Vor 50 Jahren brachte eine Windböe das tausend Jahre alte Naturmonument zu Fall. Kinder hatten mit einer Brandstiftung den Untergang eingeleitet.
von Dr. Dieter Heim
Wer auf der lauschigen Forststraße zwischen Geisfeld und Melkendorf wandernd unterwegs ist, wird von einem unscheinbaren, hölzernen Wegweiser in eine feuchte Niederung am Fuß des Geisbergs gelockt. Eine Eiche soll dort zu finden sein, eine Eiche mit Namen sogar: Wendelinuseiche. Nach einigen Metern steht der Wanderer vor einem dunkelbraunen, wie von Riesenhand hingeworfenen Koloss. Eine mannshohe Öffnung tut sich auf und gibt den Blick in das Innere des ehemals 23 Meter hohen Baumstammes frei.
Eintausend Jahre und mehr hat das imposante Gewächs hier alles überragt. Für Hunderte von Schulklassen aus dem Bamberger Raum war die Eiche ein beliebtes Ziel von Wandertagen. Die Kinder nahmen Maß und umringten den Stamm mit ausgestreckten Armen. 13 Meter betrug der Umfang am Boden. Bis in die 1930er-Jahre, erinnert sich der spätere Revierförster Fritz Keilholz, habe er als Kind noch grünes Laub im Kronenbereich entdecken können.
Wie der Riese starb
Das verschwand 1931, als zündelnde Kinder im hohlen Stamm ein Feuer entfachten und damit dessen einseitige Statik weiter schwächten. Ein Blitzstrahl hatte nämlich Jahre zuvor schon einen dicken Hauptast vom Stamm getrennt, so dass in zwölf Metern Höhe das Gegenstück frei in den Raum ragte. Der ca. 50 Kubikmeter Totholz umfassende Torso war jedoch keineswegs tot, sondern wurde von zahlreichen Tieren belebt. So auch von Wildbienen, wie sich Fritz Keilholz erinnert, der von einer trotz Schutzkleidung schmerzhaften Wildhonig-Ernte erzählt.

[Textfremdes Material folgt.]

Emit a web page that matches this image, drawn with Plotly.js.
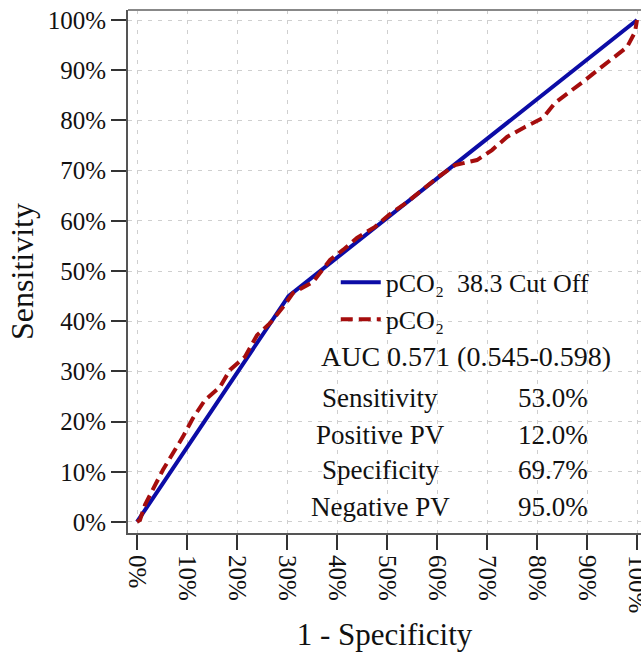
<!DOCTYPE html>
<html>
<head>
<meta charset="utf-8">
<script src="https://cdn.plot.ly/plotly-3.0.1.min.js"></script>
<style>html,body{margin:0;padding:0;background:#fff;}#chart{width:641px;height:652px;}</style>
</head>
<body>
<div id="chart"></div>
<script>
// Cut-off curve (1 - specificity %, sensitivity %)
const cutFpr = [0, 30.3, 100];
const cutSens = [0, 45.0, 100];
// Full ROC curve
const rocFpr = [0, 0.6, 1.6, 5.2, 9.2, 11.2, 13.6, 16.6, 18.6, 21.6, 24.0, 26.6, 29.2, 31.2, 35.2, 38.6, 41.2, 44.0, 47.6, 50.4, 54.0, 57.0, 60.2, 63.6, 68.0, 71.0, 74.0, 77.6, 81.2, 83.6, 86.6, 89.6, 92.6, 95.2, 98.0, 99.6, 100];
const rocSens = [0, 0.4, 3.4, 10.4, 17.0, 20.7, 24.3, 26.9, 30.3, 32.9, 37.2, 39.6, 42.8, 45.6, 47.8, 52.2, 54.2, 56.6, 58.8, 61.2, 63.7, 66.1, 68.7, 71.1, 72.1, 74.1, 76.7, 78.7, 80.5, 83.5, 85.7, 88.0, 90.4, 92.4, 94.6, 97.6, 100];
const seriesNames = ['pCO\u2082  38.3 Cut Off', 'pCO\u2082'];
const aucText = 'AUC 0.571 (0.545-0.598)';
const statLabels = ['Sensitivity', 'Positive PV', 'Specificity', 'Negative PV'];
const statValues = ['53.0%', '12.0%', '69.7%', '95.0%'];
const tickVals = [0, 10, 20, 30, 40, 50, 60, 70, 80, 90, 100];

const serif = 'Liberation Serif, Times New Roman, serif';

const traces = [
  {x: cutFpr, y: cutSens, mode: 'lines', name: seriesNames[0],
   line: {color: '#0c0ca6', width: 4}},
  {x: rocFpr, y: rocSens, mode: 'lines', name: seriesNames[1],
   line: {color: '#a50d0d', width: 4, dash: '12px,6px'}}
];

const statY = [24.7, 17.3, 10.4, 3.0];
const annotations = [
  {x: 65.8, y: 32.9, xref: 'x', yref: 'y', text: aucText, showarrow: false,
   xanchor: 'center', yanchor: 'middle', font: {family: serif, size: 28, color: '#111'}}
];
statLabels.forEach((t, i) => {
  annotations.push({x: 48.6, y: statY[i], xref: 'x', yref: 'y', text: t, showarrow: false,
    xanchor: 'center', yanchor: 'middle', font: {family: serif, size: 27, color: '#111'}});
  annotations.push({x: 90.6, y: statY[i], xref: 'x', yref: 'y', text: statValues[i], showarrow: false,
    xanchor: 'right', yanchor: 'middle', font: {family: serif, size: 27, color: '#111'}});
});

const axisCommon = {
  tickvals: tickVals, ticktext: tickVals.map(v => v + '%'),
  showgrid: true, gridcolor: '#cfcfcf', gridwidth: 1, griddash: '4px,6px',
  zeroline: false, showline: true, linecolor: '#555', linewidth: 2,
  ticks: 'outside', ticklen: 15, tickwidth: 2, tickcolor: '#333',
  tickfont: {family: serif, size: 25, color: '#111'}, automargin: false,
  ticklabeloverflow: 'allow', ticklabelstandoff: 0
};

const layout = {
  width: 641, height: 652,
  margin: {l: 128, r: 0, t: 10, b: 119},
  paper_bgcolor: '#fff', plot_bgcolor: '#fff',
  showlegend: true,
  legend: {x: 0.405, y: 0.524, xanchor: 'left', yanchor: 'top', bgcolor: 'rgba(0,0,0,0)',
    font: {family: serif, size: 26, color: '#111'}, tracegroupgap: 0, itemwidth: 40},
  xaxis: Object.assign({}, axisCommon, {range: [-1.8, 100.8], tickangle: 90,
    title: {text: '1 - Specificity', font: {family: serif, size: 31, color: '#111'}, standoff: 28}}),
  yaxis: Object.assign({}, axisCommon, {range: [-2.2, 102],
    title: {text: 'Sensitivity', font: {family: serif, size: 32, color: '#111'}, standoff: 4}}),
  annotations: annotations,
  shapes: [{type: 'line', xref: 'paper', yref: 'paper', x0: 0, x1: 1, y0: 1, y1: 1,
    line: {color: '#888', width: 2}}]
};

Plotly.newPlot('chart', traces, layout, {displayModeBar: false, staticPlot: true});
</script>
</body>
</html>
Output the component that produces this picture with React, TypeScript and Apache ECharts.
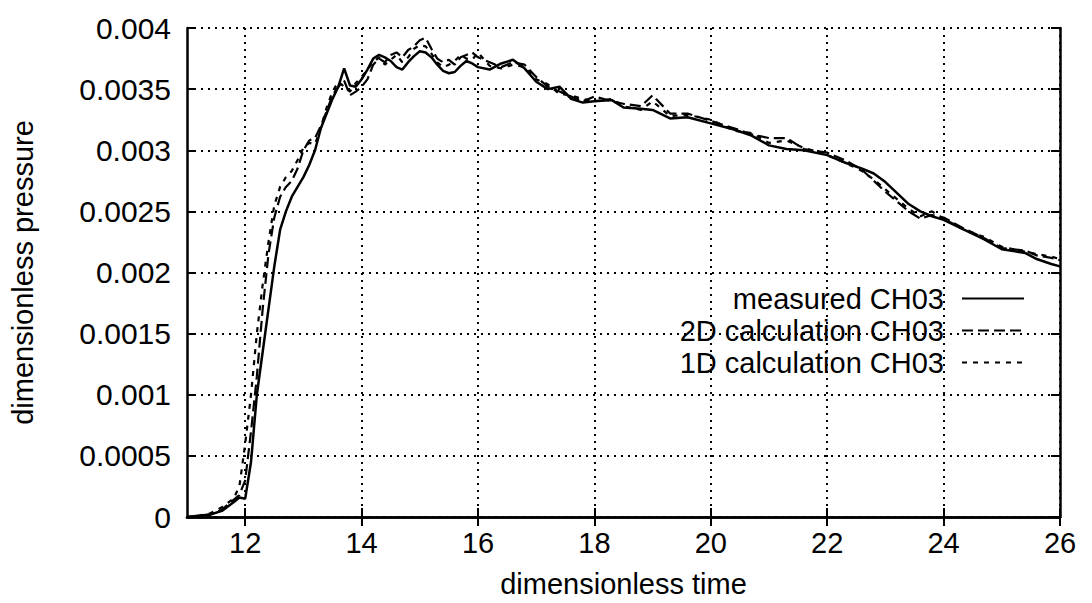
import React, { useEffect, useRef } from "react";
import * as echarts from "echarts";

const times = [
  11.0, 11.2, 11.4, 11.6, 11.8, 11.9, 12.0, 12.1, 12.2, 12.3,
  12.4, 12.5, 12.6, 12.7, 12.8, 12.9, 13.0, 13.1, 13.2, 13.3,
  13.4, 13.5, 13.6, 13.7, 13.8, 13.9, 14.0, 14.1, 14.2, 14.3,
  14.4, 14.5, 14.6, 14.7, 14.8, 14.9, 15.0, 15.1, 15.2, 15.3,
  15.4, 15.5, 15.6, 15.7, 15.8, 15.9, 16.0, 16.2, 16.4, 16.6,
  16.8, 17.0, 17.2, 17.4, 17.6, 17.8, 18.0, 18.3, 18.5, 18.8,
  19.0, 19.3, 19.6, 20.0, 20.4, 20.7, 21.0, 21.3, 21.6, 22.0,
  22.3, 22.6, 22.8, 23.0, 23.2, 23.4, 23.6, 23.8, 24.0, 24.35,
  24.7, 25.0, 25.4, 25.6, 25.85, 26.0,
];

const measured = [
  0, 0.00001, 0.00002, 0.00005, 0.00012, 0.00016, 0.00015, 0.00045, 0.001, 0.00135,
  0.0017, 0.00205, 0.00235, 0.0025, 0.00262, 0.0027, 0.00278, 0.00288, 0.003, 0.00318,
  0.0033, 0.00342, 0.00352, 0.00367, 0.00353, 0.00352, 0.00358, 0.00366, 0.00375, 0.00378,
  0.00376, 0.00373, 0.00368, 0.00366, 0.00372, 0.00377, 0.00381, 0.0038, 0.00376, 0.0037,
  0.00365, 0.00363, 0.00364, 0.00369, 0.00373, 0.00371, 0.00368, 0.00366, 0.00371, 0.00374,
  0.00367, 0.00356, 0.0035, 0.00352, 0.00342, 0.00339, 0.0034, 0.00341, 0.00335, 0.00334,
  0.00333, 0.00326, 0.00327, 0.00322, 0.00317, 0.00312, 0.00304, 0.00301, 0.003, 0.00296,
  0.0029, 0.00285, 0.00281, 0.00274, 0.00265, 0.00256, 0.0025, 0.00246, 0.00243, 0.00235,
  0.00227, 0.00219, 0.00216, 0.00211, 0.00207, 0.00205,
];

const calc2D = [
  0, 0.00001, 0.00002, 0.00006, 0.00014, 0.00018, 0.0003, 0.0007, 0.00115, 0.0017,
  0.00215, 0.00245, 0.00262, 0.0027, 0.00275, 0.00285, 0.003, 0.00308, 0.0031, 0.0032,
  0.00332, 0.00345, 0.00352, 0.00357, 0.00345, 0.00348, 0.00352, 0.00358, 0.0037, 0.00375,
  0.00372, 0.00378, 0.0038, 0.00376, 0.00382, 0.00385, 0.0039, 0.00392, 0.00383, 0.00375,
  0.00372, 0.00374, 0.0037, 0.00376, 0.00378, 0.0038, 0.00376, 0.00372, 0.00368, 0.00372,
  0.0037, 0.0036, 0.00352, 0.00348, 0.00344, 0.0034, 0.00344, 0.0034, 0.00338, 0.00336,
  0.00345, 0.0033, 0.0033, 0.00324, 0.00318, 0.00313, 0.0031, 0.0031, 0.00301, 0.00298,
  0.00292, 0.00284, 0.00275, 0.00266, 0.00258, 0.0025, 0.00244, 0.00247, 0.00245, 0.00236,
  0.00228, 0.0022, 0.00218, 0.00214, 0.00212, 0.0021,
];

const calc1D = [
  0, 0.00001, 0.00003, 0.00008, 0.00015, 0.00025, 0.0006, 0.001, 0.0015, 0.0019,
  0.00225, 0.00255, 0.0027, 0.00278, 0.00283, 0.00292, 0.00302, 0.00306, 0.00305, 0.00318,
  0.00335, 0.00348, 0.00356, 0.00352, 0.00348, 0.00355, 0.0036, 0.00366, 0.00372, 0.00376,
  0.0037, 0.00374, 0.00378, 0.00372, 0.00376, 0.00383, 0.00386, 0.00385, 0.00379, 0.00372,
  0.00368, 0.0037, 0.00373, 0.00378, 0.00375, 0.00374, 0.0038, 0.00369, 0.00367, 0.0037,
  0.00368, 0.00358, 0.00354, 0.00346, 0.00345, 0.00342, 0.0034, 0.00342, 0.00336, 0.00333,
  0.0034, 0.00328, 0.00329, 0.00325, 0.00316, 0.00314, 0.00306, 0.00308, 0.00302, 0.00296,
  0.0029, 0.00283, 0.00276, 0.00268, 0.0026, 0.00252, 0.00246, 0.0025, 0.00244, 0.00235,
  0.00229, 0.00221, 0.00217, 0.00215, 0.00213, 0.00211,
];

const xTicks = [12, 14, 16, 18, 20, 22, 24, 26];
const seriesNames = ["measured CH03", "2D calculation CH03", "1D calculation CH03"];

const FONT = "'Liberation Sans', Arial, Helvetica, sans-serif";

function pairs(vals: number[]) {
  return times.map((t, i) => [t, vals[i]]);
}

export default function App() {
  const ref = useRef<HTMLDivElement>(null);
  useEffect(() => {
    if (!ref.current) return;
    const chart = echarts.init(ref.current, undefined, { renderer: "svg" });
    const grid = { left: 177, right: 32, top: 28, bottom: 78 };
    const dotted = { color: "#000", width: 2, type: [2, 5] as any };
    const xBase = {
      type: "value" as const,
      min: 11,
      max: 26,
      interval: 1,
      axisLine: { show: true, lineStyle: { color: "#000", width: 2.5 } },
    };
    const yBase = {
      type: "value" as const,
      min: 0,
      max: 0.004,
      interval: 0.0005,
      axisLine: { show: true, lineStyle: { color: "#000", width: 2.5 } },
    };
    chart.setOption({
      animation: false,
      backgroundColor: "#fff",
      grid,
      legend: {
        orient: "vertical",
        right: 62,
        top: 279,
        align: "right",
        itemWidth: 62,
        itemHeight: 14,
        itemGap: 3,
        data: seriesNames,
        itemStyle: { opacity: 0, color: "rgba(0,0,0,0)", borderWidth: 0 },
        textStyle: { fontFamily: FONT, fontSize: 29, color: "#000", padding: [0, 13, 0, 0] },
      },
      xAxis: [
        {
          ...xBase,
          position: "bottom",
          name: "dimensionless time",
          nameLocation: "middle",
          nameGap: 52,
          nameTextStyle: { fontFamily: FONT, fontSize: 29, color: "#000" },
          axisTick: { show: true, inside: true, length: 9, customValues: xTicks, lineStyle: { color: "#000", width: 2 } },
          axisLabel: { show: true, customValues: xTicks, margin: 11, fontFamily: FONT, fontSize: 29, color: "#000" },
          splitLine: { show: true, lineStyle: dotted },
        },
        {
          ...xBase,
          position: "top",
          axisTick: { show: true, inside: true, length: 9, customValues: xTicks, lineStyle: { color: "#000", width: 2 } },
          axisLabel: { show: false },
          splitLine: { show: false },
        },
      ],
      yAxis: [
        {
          ...yBase,
          position: "left",
          name: "dimensionless pressure",
          nameLocation: "middle",
          nameGap: 150,
          nameTextStyle: { fontFamily: FONT, fontSize: 29, color: "#000" },
          axisTick: { show: true, inside: true, length: 9, lineStyle: { color: "#000", width: 2 } },
          axisLabel: { show: true, margin: 16, fontFamily: FONT, fontSize: 30, color: "#000" },
          splitLine: { show: true, lineStyle: dotted },
        },
        {
          ...yBase,
          position: "right",
          axisTick: { show: true, inside: true, length: 9, lineStyle: { color: "#000", width: 2 } },
          axisLabel: { show: false },
          splitLine: { show: false },
        },
      ],
      series: [
        {
          name: seriesNames[2],
          type: "line",
          symbol: "none",
          data: pairs(calc1D),
          lineStyle: { color: "#000", width: 2.2, type: [5, 6] },
          itemStyle: { color: "#000" },
          z: 2,
        },
        {
          name: seriesNames[1],
          type: "line",
          symbol: "none",
          data: pairs(calc2D),
          lineStyle: { color: "#000", width: 2.2, type: [11, 5] },
          itemStyle: { color: "#000" },
          z: 3,
        },
        {
          name: seriesNames[0],
          type: "line",
          symbol: "none",
          data: pairs(measured),
          lineStyle: { color: "#000", width: 2.5, type: "solid" },
          itemStyle: { color: "#000" },
          z: 4,
        },
      ],
    });
    return () => chart.dispose();
  }, []);
  return (
    <div
      ref={ref}
      style={{ position: "absolute", left: 0, top: 0, width: 1092, height: 603, background: "#fff" }}
    />
  );
}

Das seit dem 19. Jahrhundert in der Literatur als zu den ältesten und auch merkwürdigsten Bäumen Deutschlands gehörende Naturdenkmal "Wendelinuseiche" ergab sich schließlich am 30. Juli 1969 einer schwachen Windböe und stürzte um. Das wurde bedauernd zur Kenntnis genommen und der gefallene Baumriese dem Verfall preisgegeben.
Seitenast im Pfarrsaal
Die Kulturelle Dorfgemeinschaft Geisfeld hingegen wollte sich damit nicht abfinden und verbrachte den noch gut erhaltenen massiven Seitenast in den Vorraum des Pfarrsaals unter der Kirche St. Magdalena, wo er als Erinnerungsstück zu betrachten ist und immer wieder die Diskussion um den Namen der Eiche neu belebt.
Es steht unstrittig fest, dass St. Wendelin, der Schutzpatron von Hirten und Bauern, niemals an diesem Ort gepredigt hat, wie es der Volksmund weiterträgt. Vielmehr gibt es zwei Deutungsmuster: Der Platz um die Eiche könnte eine keltische oder germanische Opferstätte gewesen sein, die nach der fränkischen Landnahme und Christianisierung an Bedeutung verlor. Anstatt den Baum pietätlos zu fällen, könnte er dem Heiligen Wendelin umgewidmet worden sein.